Provided material
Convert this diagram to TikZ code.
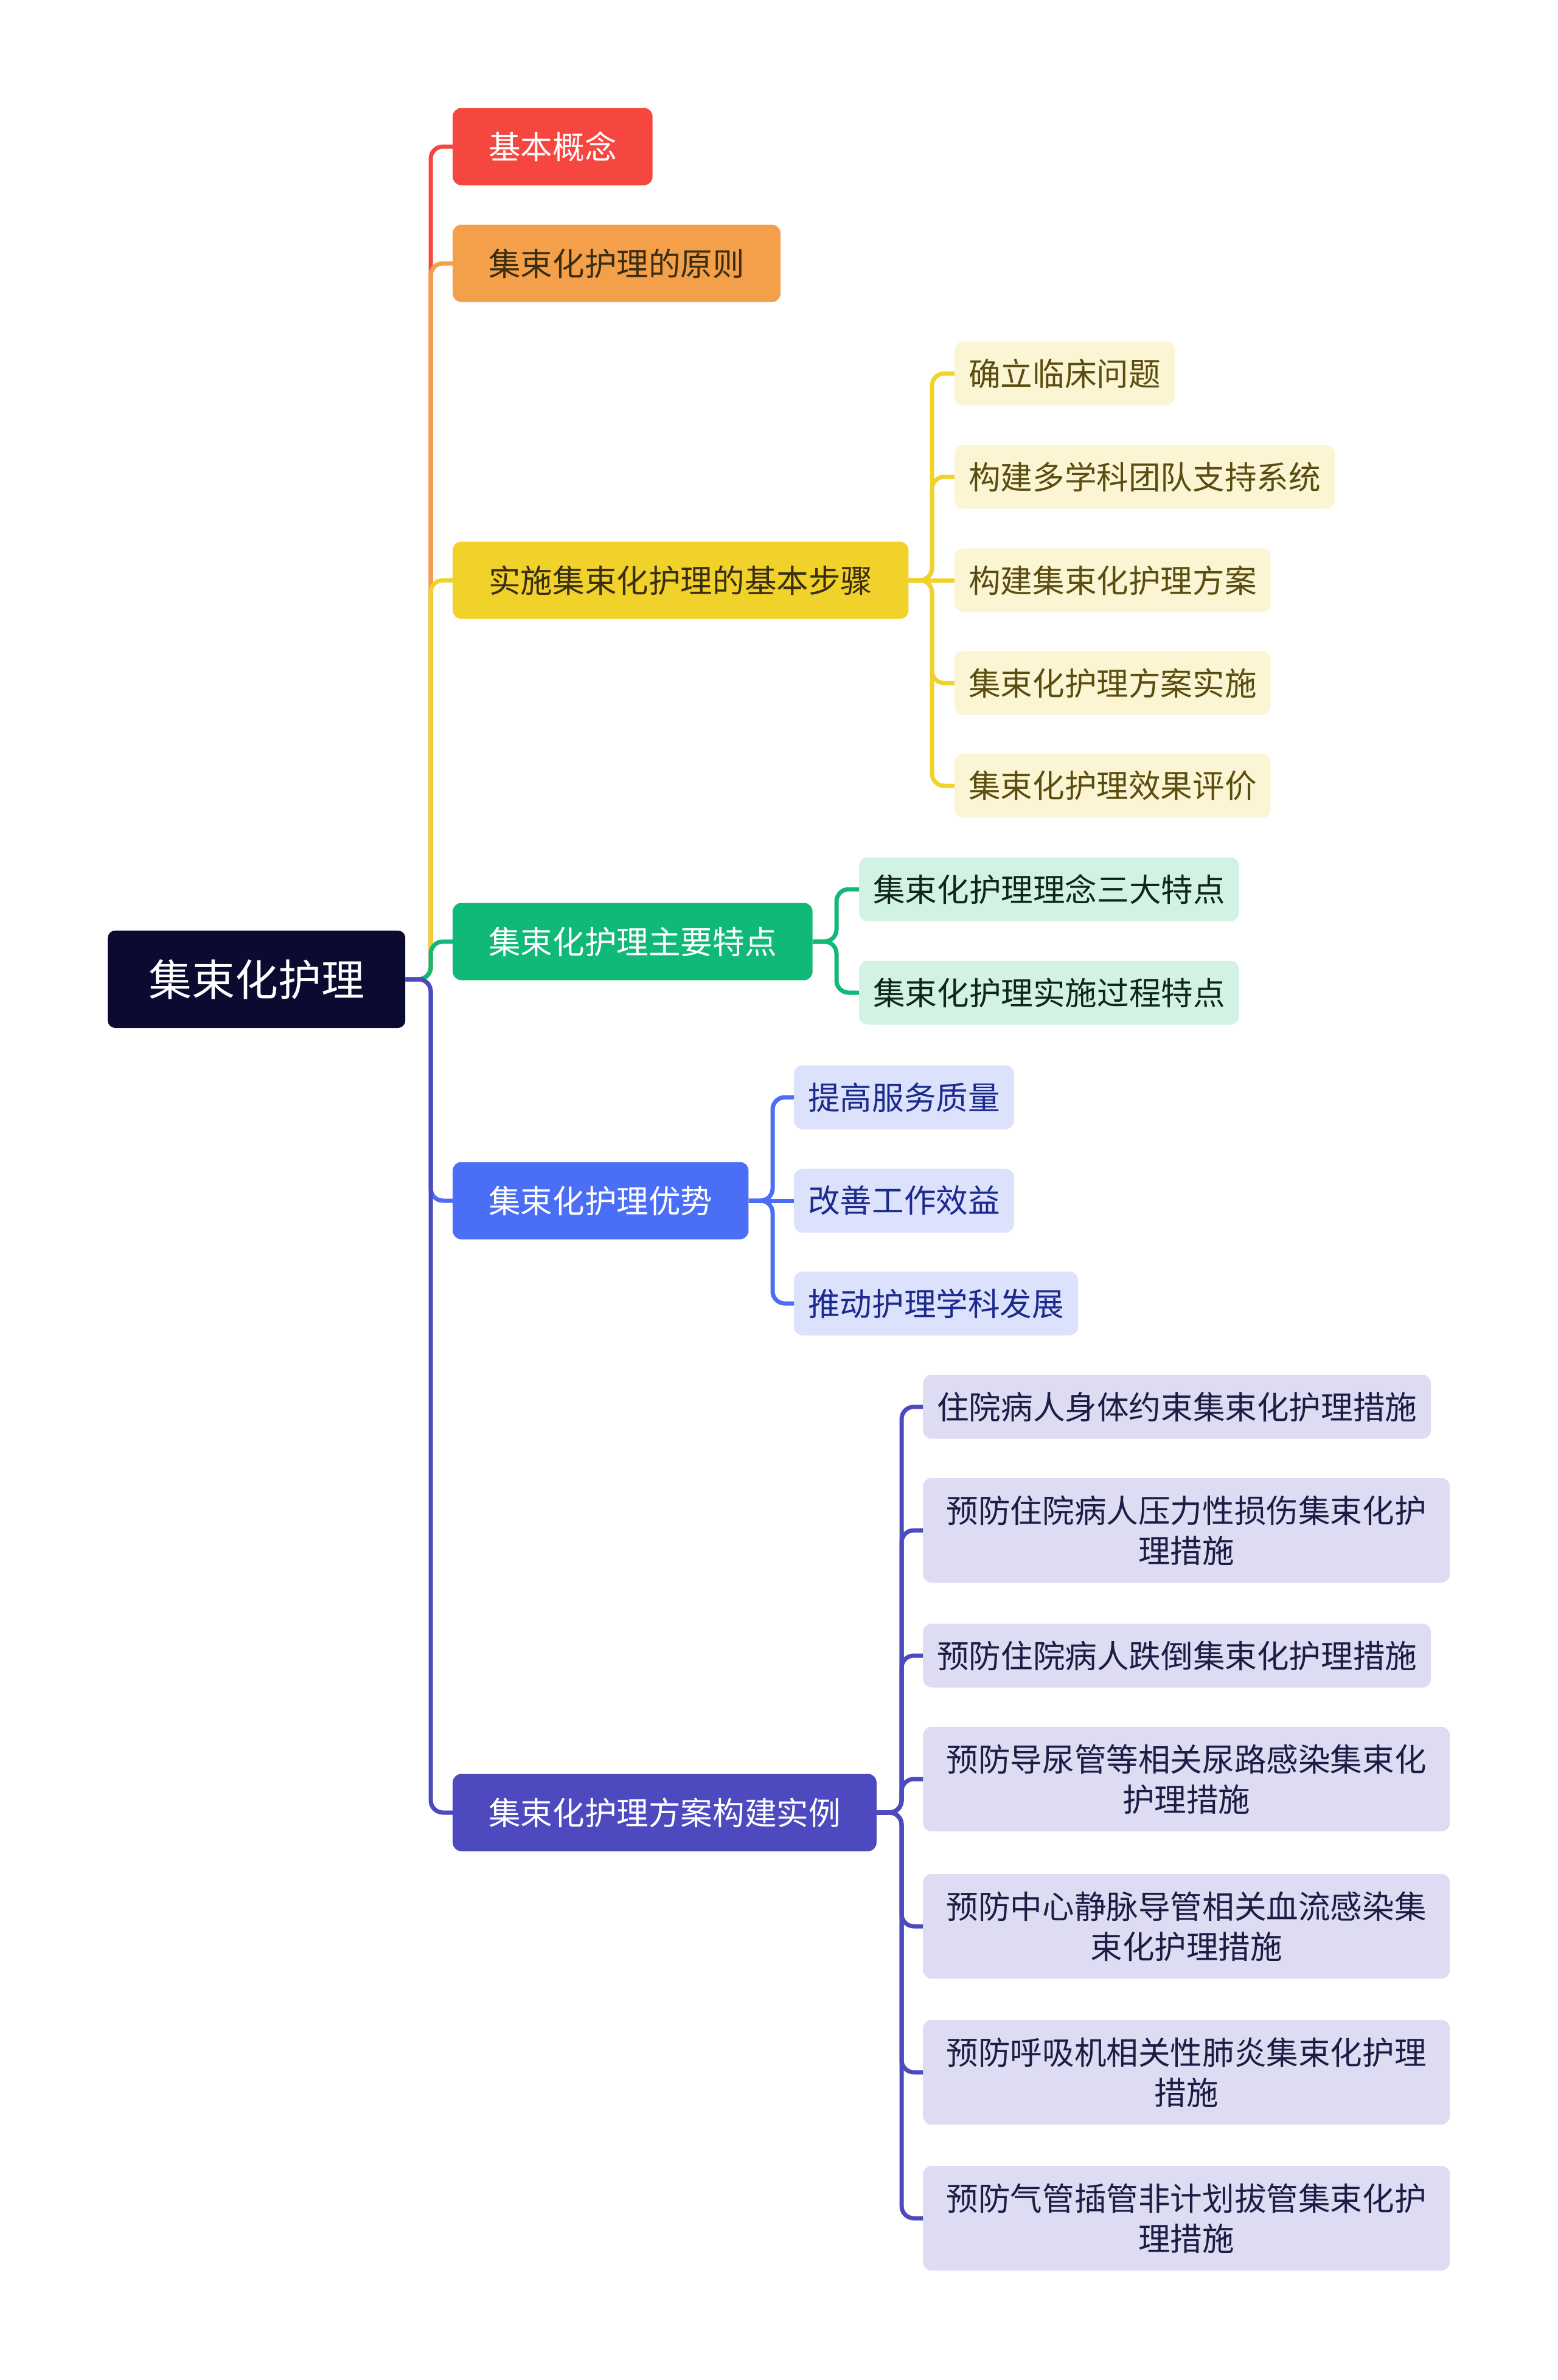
\documentclass[tikz,border=0pt]{standalone}
\usepackage{fontspec}
\newfontfamily\cjk{Noto Sans CJK SC}
\definecolor{cRoot}{HTML}{0B0A30}
\definecolor{cRed}{HTML}{F5463F}
\definecolor{cOrange}{HTML}{F4A04B}
\definecolor{cYellow}{HTML}{F0D22A}
\definecolor{cGreen}{HTML}{10B977}
\definecolor{cBlue}{HTML}{4B6EF6}
\definecolor{cPurple}{HTML}{4C4ABE}
\definecolor{lYellow}{HTML}{FCF5D3}
\definecolor{lGreen}{HTML}{D2F2E4}
\definecolor{lBlue}{HTML}{DCE2FC}
\definecolor{lPurple}{HTML}{DDDCF2}
\definecolor{tOlive}{HTML}{5A4D10}
\definecolor{tDark}{HTML}{3A2D12}
\definecolor{tGreen}{HTML}{10261C}
\definecolor{tBlue}{HTML}{1C2A8E}
\definecolor{tPurple}{HTML}{1E1C44}
\tikzset{
  rootbox/.style={anchor=west, fill=cRoot, text=white, rounded corners=12pt,
    minimum width=489pt, minimum height=160pt, font=\cjk\fontsize{71}{80}\selectfont},
  lone/.style={anchor=west, rounded corners=14pt, inner xsep=59pt, inner ysep=0pt,
    minimum height=127pt, font=\cjk\fontsize{52.6}{64}\selectfont},
  ltwo/.style={anchor=west, rounded corners=14pt, inner xsep=23pt, inner ysep=0pt,
    minimum height=105pt, font=\cjk\fontsize{52.6}{64}\selectfont},
  lthree/.style={anchor=west, rounded corners=14pt, inner xsep=33pt, inner ysep=0pt,
    minimum height=172pt, text width=800pt, align=center, fill=lPurple, text=tPurple,
    font=\cjk\fontsize{52.6}{66}\selectfont},
  conn/.style={line width=7pt, rounded corners=20pt},
}
\begin{document}
\begin{tikzpicture}[x=1pt, y=-1pt]
\useasboundingbox (0,0) rectangle (2560,3913);
\fill[white] (0,0) rectangle (2560,3913);

% root
\node[rootbox] (root) at (177,1610) {集束化护理};

% level 1
\node[lone, fill=cRed, text=white] (a) at (744,241) {基本概念};
\node[lone, fill=cOrange, text=tDark] (b) at (744,433) {集束化护理的原则};
\node[lone, fill=cYellow, text=tDark] (c) at (744,954) {实施集束化护理的基本步骤};
\node[lone, fill=cGreen, text=white] (d) at (744,1548) {集束化护理主要特点};
\node[lone, fill=cBlue, text=white] (e) at (744,1974) {集束化护理优势};
\node[lone, fill=cPurple, text=white] (f) at (744,2980) {集束化护理方案构建实例};

% level 2 under c
\node[ltwo, fill=lYellow, text=tOlive] (c1) at (1569,614) {确立临床问题};
\node[ltwo, fill=lYellow, text=tOlive] (c2) at (1569,784) {构建多学科团队支持系统};
\node[ltwo, fill=lYellow, text=tOlive] (c3) at (1569,954) {构建集束化护理方案};
\node[ltwo, fill=lYellow, text=tOlive] (c4) at (1569,1123) {集束化护理方案实施};
\node[ltwo, fill=lYellow, text=tOlive] (c5) at (1569,1292) {集束化护理效果评价};

% level 2 under d
\node[ltwo, fill=lGreen, text=tGreen] (d1) at (1412,1462) {集束化护理理念三大特点};
\node[ltwo, fill=lGreen, text=tGreen] (d2) at (1412,1632) {集束化护理实施过程特点};

% level 2 under e
\node[ltwo, fill=lBlue, text=tBlue] (e1) at (1305,1804) {提高服务质量};
\node[ltwo, fill=lBlue, text=tBlue] (e2) at (1305,1974) {改善工作效益};
\node[ltwo, fill=lBlue, text=tBlue] (e3) at (1305,2143) {推动护理学科发展};

% level 2 under f
\node[ltwo, fill=lPurple, text=tPurple] (f1) at (1517,2313) {住院病人身体约束集束化护理措施};
\node[lthree] (f2) at (1517,2516) {预防住院病人压力性损伤集束化护\\理措施};
\node[ltwo, fill=lPurple, text=tPurple] (f3) at (1517,2722) {预防住院病人跌倒集束化护理措施};
\node[lthree] (f4) at (1517,2925) {预防导尿管等相关尿路感染集束化\\护理措施};
\node[lthree] (f5) at (1517,3167) {预防中心静脉导管相关血流感染集\\束化护理措施};
\node[lthree] (f6) at (1517,3407) {预防呼吸机相关性肺炎集束化护理\\措施};
\node[lthree] (f7) at (1517,3647) {预防气管插管非计划拔管集束化护\\理措施};

% trunk connectors
\coordinate (tr) at (708,1610);
\draw[conn, cRed] (root.east) -- (tr) |- (a.west);
\draw[conn, cOrange] (root.east) -- (tr) |- (b.west);
\draw[conn, cYellow] (root.east) -- (tr) |- (c.west);
\draw[conn, cGreen] (root.east) -- (tr) |- (d.west);
\draw[conn, cBlue] (root.east) -- (tr) |- (e.west);
\draw[conn, cPurple] (root.east) -- (tr) |- (f.west);

% sub connectors
\coordinate (cb) at (1532,954);
\foreach \n in {c1,c2,c4,c5} \draw[conn, cYellow] (c.east) -- (cb) |- (\n.west);
\draw[conn, cYellow] (c.east) -- (c3.west);
\coordinate (db) at (1375,1548);
\foreach \n in {d1,d2} \draw[conn, cGreen] (d.east) -- (db) |- (\n.west);
\coordinate (eb) at (1270,1974);
\foreach \n in {e1,e3} \draw[conn, cBlue] (e.east) -- (eb) |- (\n.west);
\draw[conn, cBlue] (e.east) -- (e2.west);
\coordinate (fb) at (1482,2980);
\foreach \n in {f1,f2,f3,f4,f5,f6,f7} \draw[conn, cPurple] (f.east) -- (fb) |- (\n.west);
\end{tikzpicture}
\end{document}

Task to carry out
Repeat verbatim all the material, but not the pictures.

Result of the task
Convert this diagram to TikZ code.
\documentclass[tikz,border=0pt]{standalone}
\usepackage{fontspec}
\newfontfamily\cjk{Noto Sans CJK SC}
\definecolor{cRoot}{HTML}{0B0A30}
\definecolor{cRed}{HTML}{F5463F}
\definecolor{cOrange}{HTML}{F4A04B}
\definecolor{cYellow}{HTML}{F0D22A}
\definecolor{cGreen}{HTML}{10B977}
\definecolor{cBlue}{HTML}{4B6EF6}
\definecolor{cPurple}{HTML}{4C4ABE}
\definecolor{lYellow}{HTML}{FCF5D3}
\definecolor{lGreen}{HTML}{D2F2E4}
\definecolor{lBlue}{HTML}{DCE2FC}
\definecolor{lPurple}{HTML}{DDDCF2}
\definecolor{tOlive}{HTML}{5A4D10}
\definecolor{tDark}{HTML}{3A2D12}
\definecolor{tGreen}{HTML}{10261C}
\definecolor{tBlue}{HTML}{1C2A8E}
\definecolor{tPurple}{HTML}{1E1C44}
\tikzset{
  rootbox/.style={anchor=west, fill=cRoot, text=white, rounded corners=12pt,
    minimum width=489pt, minimum height=160pt, font=\cjk\fontsize{71}{80}\selectfont},
  lone/.style={anchor=west, rounded corners=14pt, inner xsep=59pt, inner ysep=0pt,
    minimum height=127pt, font=\cjk\fontsize{52.6}{64}\selectfont},
  ltwo/.style={anchor=west, rounded corners=14pt, inner xsep=23pt, inner ysep=0pt,
    minimum height=105pt, font=\cjk\fontsize{52.6}{64}\selectfont},
  lthree/.style={anchor=west, rounded corners=14pt, inner xsep=33pt, inner ysep=0pt,
    minimum height=172pt, text width=800pt, align=center, fill=lPurple, text=tPurple,
    font=\cjk\fontsize{52.6}{66}\selectfont},
  conn/.style={line width=7pt, rounded corners=20pt},
}
\begin{document}
\begin{tikzpicture}[x=1pt, y=-1pt]
\useasboundingbox (0,0) rectangle (2560,3913);
\fill[white] (0,0) rectangle (2560,3913);

% root
\node[rootbox] (root) at (177,1610) {集束化护理};

% level 1
\node[lone, fill=cRed, text=white] (a) at (744,241) {基本概念};
\node[lone, fill=cOrange, text=tDark] (b) at (744,433) {集束化护理的原则};
\node[lone, fill=cYellow, text=tDark] (c) at (744,954) {实施集束化护理的基本步骤};
\node[lone, fill=cGreen, text=white] (d) at (744,1548) {集束化护理主要特点};
\node[lone, fill=cBlue, text=white] (e) at (744,1974) {集束化护理优势};
\node[lone, fill=cPurple, text=white] (f) at (744,2980) {集束化护理方案构建实例};

% level 2 under c
\node[ltwo, fill=lYellow, text=tOlive] (c1) at (1569,614) {确立临床问题};
\node[ltwo, fill=lYellow, text=tOlive] (c2) at (1569,784) {构建多学科团队支持系统};
\node[ltwo, fill=lYellow, text=tOlive] (c3) at (1569,954) {构建集束化护理方案};
\node[ltwo, fill=lYellow, text=tOlive] (c4) at (1569,1123) {集束化护理方案实施};
\node[ltwo, fill=lYellow, text=tOlive] (c5) at (1569,1292) {集束化护理效果评价};

% level 2 under d
\node[ltwo, fill=lGreen, text=tGreen] (d1) at (1412,1462) {集束化护理理念三大特点};
\node[ltwo, fill=lGreen, text=tGreen] (d2) at (1412,1632) {集束化护理实施过程特点};

% level 2 under e
\node[ltwo, fill=lBlue, text=tBlue] (e1) at (1305,1804) {提高服务质量};
\node[ltwo, fill=lBlue, text=tBlue] (e2) at (1305,1974) {改善工作效益};
\node[ltwo, fill=lBlue, text=tBlue] (e3) at (1305,2143) {推动护理学科发展};

% level 2 under f
\node[ltwo, fill=lPurple, text=tPurple] (f1) at (1517,2313) {住院病人身体约束集束化护理措施};
\node[lthree] (f2) at (1517,2516) {预防住院病人压力性损伤集束化护\\理措施};
\node[ltwo, fill=lPurple, text=tPurple] (f3) at (1517,2722) {预防住院病人跌倒集束化护理措施};
\node[lthree] (f4) at (1517,2925) {预防导尿管等相关尿路感染集束化\\护理措施};
\node[lthree] (f5) at (1517,3167) {预防中心静脉导管相关血流感染集\\束化护理措施};
\node[lthree] (f6) at (1517,3407) {预防呼吸机相关性肺炎集束化护理\\措施};
\node[lthree] (f7) at (1517,3647) {预防气管插管非计划拔管集束化护\\理措施};

% trunk connectors
\coordinate (tr) at (708,1610);
\draw[conn, cRed] (root.east) -- (tr) |- (a.west);
\draw[conn, cOrange] (root.east) -- (tr) |- (b.west);
\draw[conn, cYellow] (root.east) -- (tr) |- (c.west);
\draw[conn, cGreen] (root.east) -- (tr) |- (d.west);
\draw[conn, cBlue] (root.east) -- (tr) |- (e.west);
\draw[conn, cPurple] (root.east) -- (tr) |- (f.west);

% sub connectors
\coordinate (cb) at (1532,954);
\foreach \n in {c1,c2,c4,c5} \draw[conn, cYellow] (c.east) -- (cb) |- (\n.west);
\draw[conn, cYellow] (c.east) -- (c3.west);
\coordinate (db) at (1375,1548);
\foreach \n in {d1,d2} \draw[conn, cGreen] (d.east) -- (db) |- (\n.west);
\coordinate (eb) at (1270,1974);
\foreach \n in {e1,e3} \draw[conn, cBlue] (e.east) -- (eb) |- (\n.west);
\draw[conn, cBlue] (e.east) -- (e2.west);
\coordinate (fb) at (1482,2980);
\foreach \n in {f1,f2,f3,f4,f5,f6,f7} \draw[conn, cPurple] (f.east) -- (fb) |- (\n.west);
\end{tikzpicture}
\end{document}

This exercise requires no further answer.